- **RECORD LIST**
++++

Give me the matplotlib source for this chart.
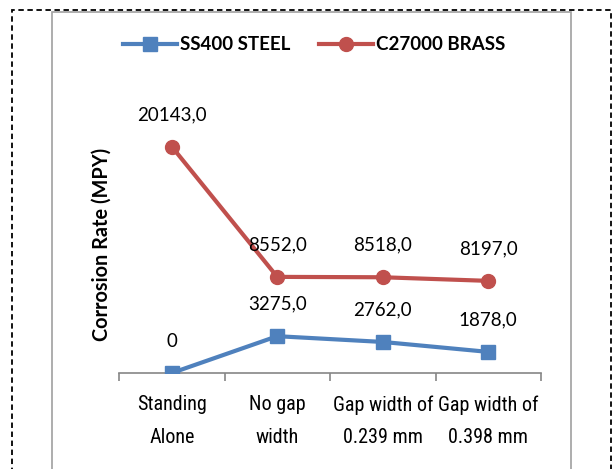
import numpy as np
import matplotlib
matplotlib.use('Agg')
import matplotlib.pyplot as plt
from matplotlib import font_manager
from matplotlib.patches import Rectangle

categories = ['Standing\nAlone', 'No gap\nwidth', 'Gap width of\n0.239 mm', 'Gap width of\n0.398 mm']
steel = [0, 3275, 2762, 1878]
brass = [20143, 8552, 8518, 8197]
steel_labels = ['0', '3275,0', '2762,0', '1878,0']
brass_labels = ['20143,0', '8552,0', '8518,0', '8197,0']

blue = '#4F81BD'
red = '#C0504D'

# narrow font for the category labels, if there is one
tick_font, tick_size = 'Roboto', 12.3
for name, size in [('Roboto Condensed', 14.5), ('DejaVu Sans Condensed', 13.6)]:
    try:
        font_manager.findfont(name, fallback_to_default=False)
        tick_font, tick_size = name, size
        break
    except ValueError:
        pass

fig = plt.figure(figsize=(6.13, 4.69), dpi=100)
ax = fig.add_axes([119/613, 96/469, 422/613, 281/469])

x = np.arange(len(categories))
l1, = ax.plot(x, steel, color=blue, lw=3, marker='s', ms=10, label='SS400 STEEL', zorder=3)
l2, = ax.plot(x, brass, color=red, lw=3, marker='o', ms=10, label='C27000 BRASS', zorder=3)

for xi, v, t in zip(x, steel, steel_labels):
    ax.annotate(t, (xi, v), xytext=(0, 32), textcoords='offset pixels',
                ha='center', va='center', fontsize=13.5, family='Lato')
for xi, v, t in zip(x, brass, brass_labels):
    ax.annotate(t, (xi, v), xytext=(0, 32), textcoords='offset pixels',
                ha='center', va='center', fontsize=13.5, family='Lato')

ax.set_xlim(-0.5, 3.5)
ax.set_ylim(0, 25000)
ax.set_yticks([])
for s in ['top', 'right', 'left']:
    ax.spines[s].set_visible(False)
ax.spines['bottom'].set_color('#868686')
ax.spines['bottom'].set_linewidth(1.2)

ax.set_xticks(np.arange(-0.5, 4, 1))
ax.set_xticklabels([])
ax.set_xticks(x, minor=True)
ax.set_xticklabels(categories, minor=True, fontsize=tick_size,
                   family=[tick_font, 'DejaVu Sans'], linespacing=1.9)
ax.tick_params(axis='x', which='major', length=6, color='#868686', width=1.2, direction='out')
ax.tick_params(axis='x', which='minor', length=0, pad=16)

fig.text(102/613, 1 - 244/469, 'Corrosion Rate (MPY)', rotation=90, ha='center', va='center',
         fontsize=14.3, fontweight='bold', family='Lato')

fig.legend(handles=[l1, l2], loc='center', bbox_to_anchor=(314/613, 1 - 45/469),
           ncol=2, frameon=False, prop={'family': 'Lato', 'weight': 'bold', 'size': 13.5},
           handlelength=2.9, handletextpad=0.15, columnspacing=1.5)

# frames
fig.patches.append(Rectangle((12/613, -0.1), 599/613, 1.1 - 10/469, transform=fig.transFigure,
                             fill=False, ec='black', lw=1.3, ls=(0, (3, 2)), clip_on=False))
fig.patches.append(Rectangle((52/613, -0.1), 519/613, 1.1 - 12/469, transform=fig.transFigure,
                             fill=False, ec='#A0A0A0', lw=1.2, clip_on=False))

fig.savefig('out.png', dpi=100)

++++

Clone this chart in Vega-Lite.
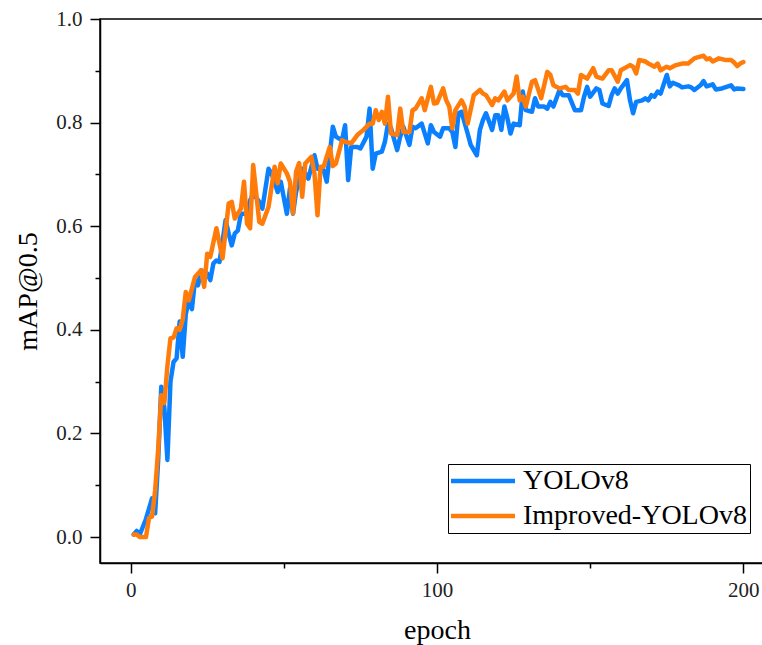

++++

- **TASK DETAILS**
Filter out all lines lacking the word "this" and copy the rest.

- **ANSWER TO THE TASK**
Give me the matplotlib source for this chart.
Clone this chart in Vega-Lite.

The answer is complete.